A variational approach for the deformation of a saturated porous solid. A second-gradient theory extending Terzaghi's effective stress principle

Summary

The principle of virtual power is used to derive the equilibrium field equations of a porous solid saturated with a fluid, including second density-gradient effects; the intention is the elucidation and extension of the effective stress principle of Terzaghi and Fillunger. In the context of a first density-gradient theory for a saturated solid we interpret the porewater pressure as a Lagrange multiplier in the expression for the deformation energy, assuring that the saturation constraint is verified.
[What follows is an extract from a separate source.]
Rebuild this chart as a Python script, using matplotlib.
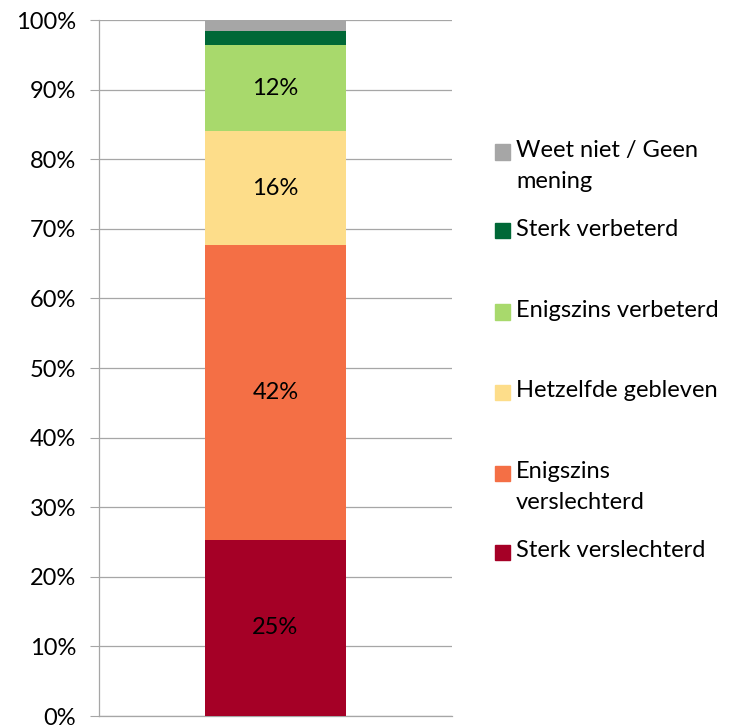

We prove that this saturation pressure is distributed among the constituents according to their respective volume fraction (Delesse law) only if they are both true density-preserving. We generalize the Delesse law to the case of compressible constituents. If a material-dependent effective stress contribution is to arise, it is, in general, nonvanishing simultaneously in both the solid and fluid constituents. Moreover, saturation pressure, effective stresses and compressibility constitutive equations determine the exchange volume forces. In a theoretical formulation without non-isotropic strain measures, second density-gradient effects must be incorporated, not only to accommodate for the equilibrium-solid-shear stress and the interaction among neighboring solid-matrix pores, but also to describe internal capillarity effects. The earlier are accounted for by a dependence of the thermodynamic energy upon the density-gradient of the solid, while the latter derives from a mixed density-gradient dependence. Examples illustrate the necessity of these higher gradient effects for properly posed boundary value problems describing the mechanical behaviour of the disturbed rock zone surrounding salt caverns. In particular, we show that solid second-gradient strains allow for the definition of the concept of static permeability, which is distinct from the dynamic Darcy permeability.